Una de las frases más citadas de la película resume bien su espíritu: «Se ha vuelto insoportable escuchar a estos chicos, que lo han tenido todo en la vida, exigir que el mundo se detenga ante la primera injusticia», se queja un personaje interpretado por Chloë Sevigny. Este reproche generacional recorre toda la obra, configurando un retrato del campus universitario como un microcosmos de victimismo y resentimiento.
El guion, más provocador que coherente, juega con dos acusaciones falsas o ambiguas de abuso, una de ellas perteneciente al pasado de Alma. En la penúltima escena, la profesora confiesa que, cuando era adolescente, mantuvo una relación con un amigo de su padre y, al ser rechazada, lo acusó falsamente de violación, provocando su suicidio. «Era un buen hombre, y lo destruí con una mentira», confiesa entre lágrimas. Su esposo intenta consolarla, recordándole que a los 15 años no se puede consentir una relación con un adulto, pero el filme parece menos interesado en condenar la manipulación del hombre que en exponer el «poder devastador» de las denuncias.

Entre la crítica social y el panfleto ideológico
El resultado es una película que se ubica incómodamente entre la crítica social y el panfleto ideológico. Las alusiones filosóficas —con referencias a Michel Foucault— intentan dotar de profundidad a un relato que, sin embargo, termina sirviendo como espejo de una postura política específica: la del «centrismo reaccionario», los radicales de la equidistancia entre izquierda y derecha, pura militancia en el postureo más indisimulado. Guadagino retrata una nostalgia por la autoridad académica y una crítica a la generación «woke» que, según el filme, confunde justicia con censura. Así, personajes como Maggie —una estudiante negra, queer e hija de magnates donantes— son retratados como ejemplos de cómo las identidades marginadas se convierten en «ventajas injustas» dentro de una élite universitaria hipócrita. «Eres el peor tipo de estudiante mediocre», le espeta Alma. «Tienes todos los medios para triunfar, pero ni talento ni deseo. Solo desperdicias el tiempo de los demás.»
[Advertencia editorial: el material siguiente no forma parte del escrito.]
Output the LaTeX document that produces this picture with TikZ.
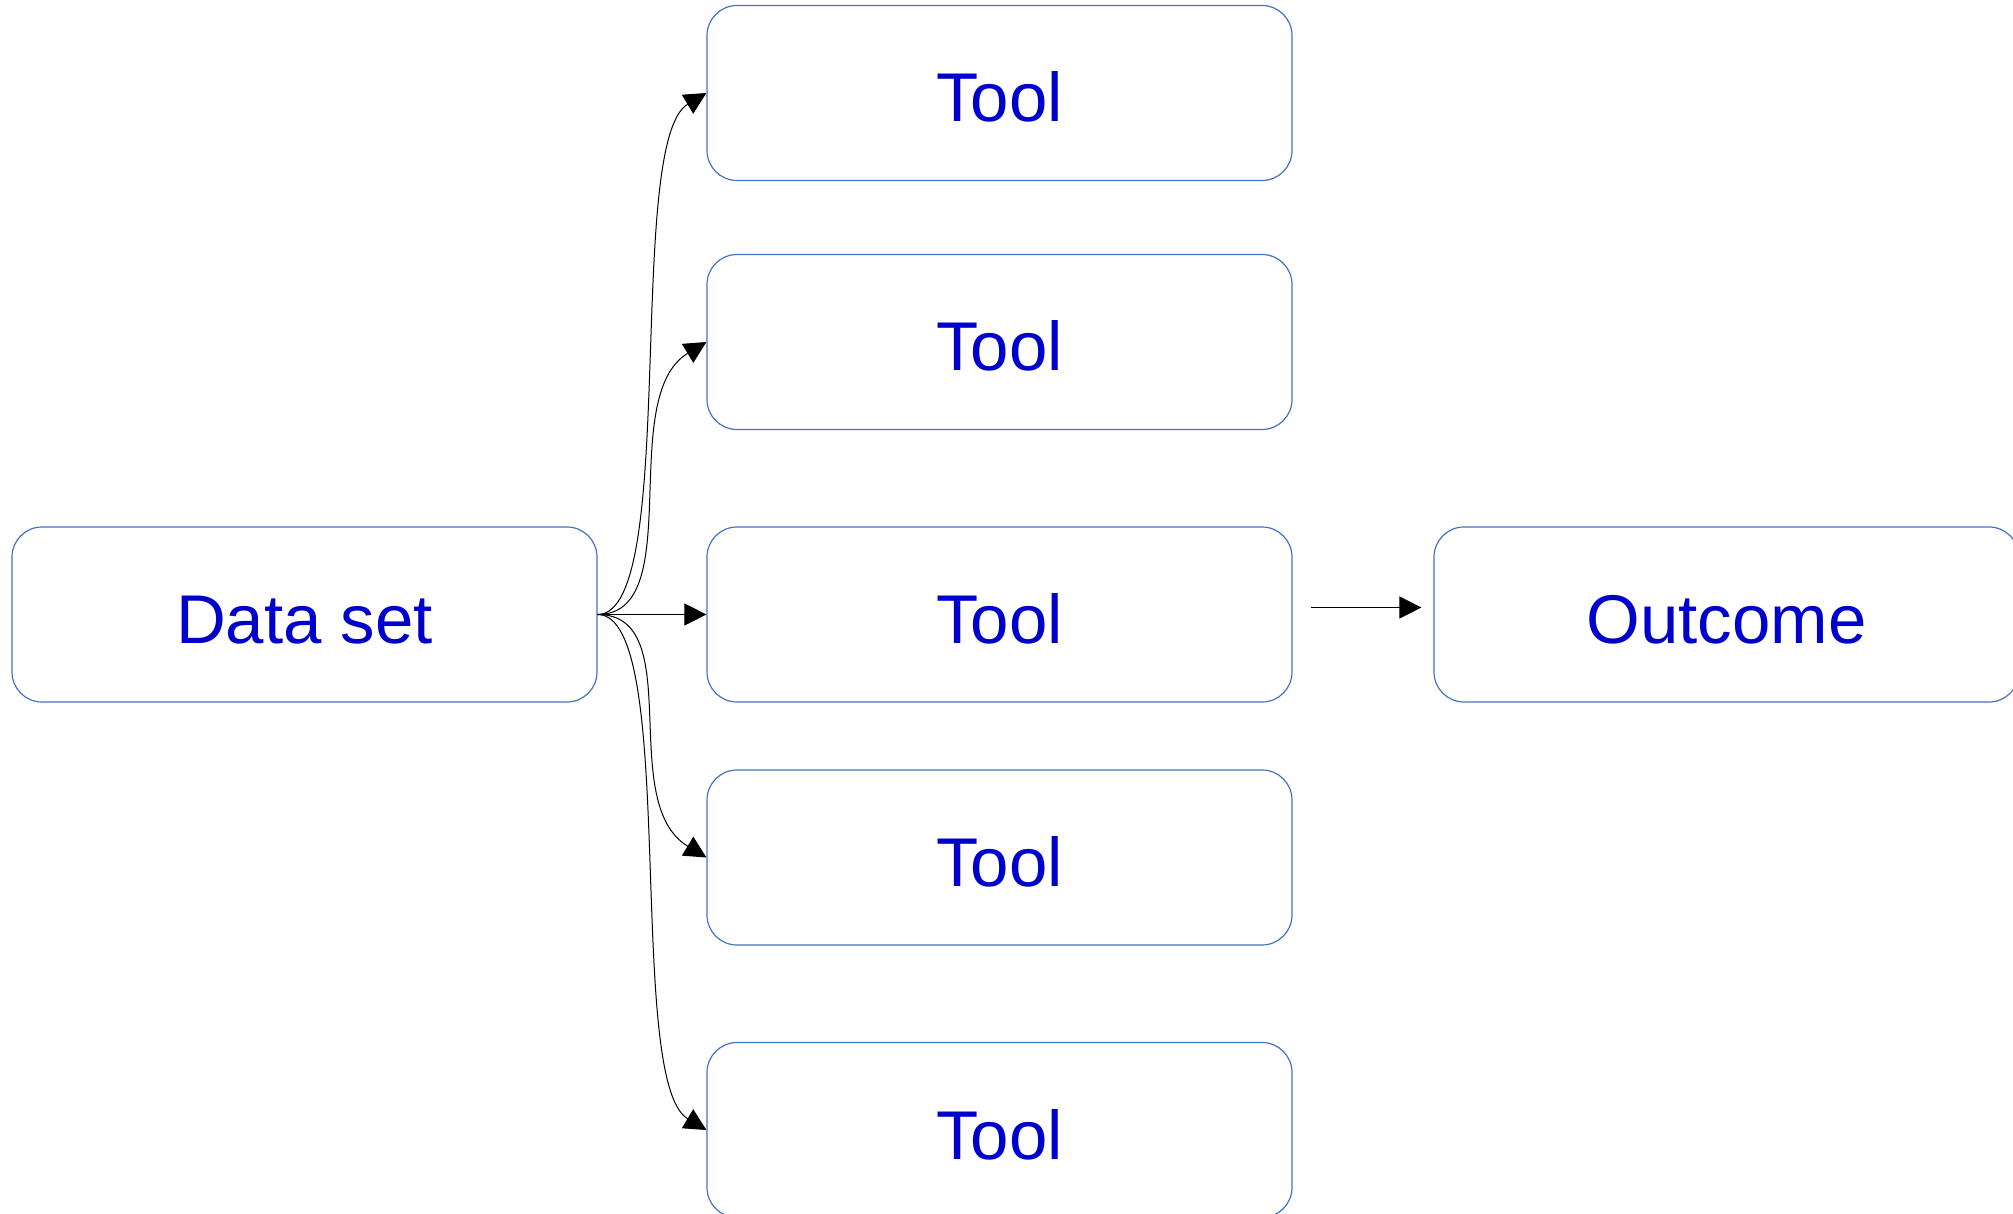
\documentclass[tikz,border=0pt]{standalone}
\usepackage{fontspec}
\setmainfont{Liberation Sans}
\usetikzlibrary{arrows.meta,calc}
\definecolor{boxblue}{RGB}{68,114,196}
\definecolor{textblue}{RGB}{0,0,204}
\begin{document}
\begin{tikzpicture}[x=1pt,y=-1pt,
  box/.style={draw=boxblue,line width=1.2pt,rounded corners=30pt,
    minimum width=585pt,minimum height=175pt,inner sep=0pt,
    text height=58pt,text depth=0pt,
    text=textblue,font=\fontsize{69}{80}\selectfont},
  link/.style={draw=black,line width=1pt,-{Triangle[length=22pt,width=22pt]}}]
\useasboundingbox (0,0) rectangle (2013,1214);
% source
\node[box] (data) at (304.5,614.5) {Data set};
% tools
\node[box] (t1) at (999.5,93)    {Tool};
\node[box] (t2) at (999.5,342)   {Tool};
\node[box] (t3) at (999.5,614.5) {Tool};
\node[box] (t4) at (999.5,857.5) {Tool};
\node[box] (t5) at (999.5,1130)  {Tool};
% result
\node[box] (out) at (1726.5,614.5) {Outcome};
% fan-out from the data set
\draw[link] (data.east) .. controls +(82,0) and +(-82,49) .. (t1.west);
\draw[link] (data.east) .. controls +(91,0) and +(-91,55) .. (t2.west);
\draw[link] (data.east) -- (t3.west);
\draw[link] (data.east) .. controls +(91,0) and +(-91,-55) .. (t4.west);
\draw[link] (data.east) .. controls +(82,0) and +(-82,-49) .. (t5.west);
% tool to outcome
\draw[link,shorten <=18pt,shorten >=12pt] ([yshift=7pt]t3.east) -- ([yshift=7pt]out.west);
\end{tikzpicture}
\end{document}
El productor Brian Grazer, conocido por su trayectoria junto a Ron Howard y por su apoyo histórico al Partido Demócrata, ha reconocido abiertamente su viraje político reciente. «Antes de esta película me consideraba antiwoke; todo se había vuelto demasiado extremo», declaró a The Hollywood Reporter. Su intención, dijo, era mostrar «el daño causado por las acusaciones falsas». Curiosamente, Grazer también admitió haber votado por Donald Trump, justificándolo como una decisión «centrista» ante la «falta de rumbo del Partido Demócrata». Estas declaraciones iluminan el verdadero trasfondo de Caza de Brujas: más que un examen honesto del trauma o la verdad, la película parece ser una defensa velada del desencanto liberal que se ha desplazado hacia posiciones conservadoras. Su lectura del #MeToo busca reivindicación para quienes se sintieron víctimas del cambio cultural.
Con todo, la sobriedad de Roberts, es impecable, aunque sostiene la tensión que debería emanar de la ambigüedad moral y se diluye entre discursos, guiños a Woody Allen —con créditos iniciales que imitan su tipografía característica— y un desenlace que deja más frustración que reflexión. Suena a eco de una época (la de los últimos años de la presidencia de Joe Biden) en que la crítica al progresismo se veía como una forma de valentía intelectual. Hoy, en medio de una represión estatal hacia los movimientos estudiantiles de izquierda, la película se percibe como un anacronismo, más revelador por sus prejuicios que por sus ideas. Guadagnino pretendía ofrecer un espejo incómodo para la cultura contemporánea. Lo consigue, pero quizás no de la manera que imaginaba: «After the Hunt» refleja más el miedo de una élite a perder su voz que el conflicto entre verdad y justicia.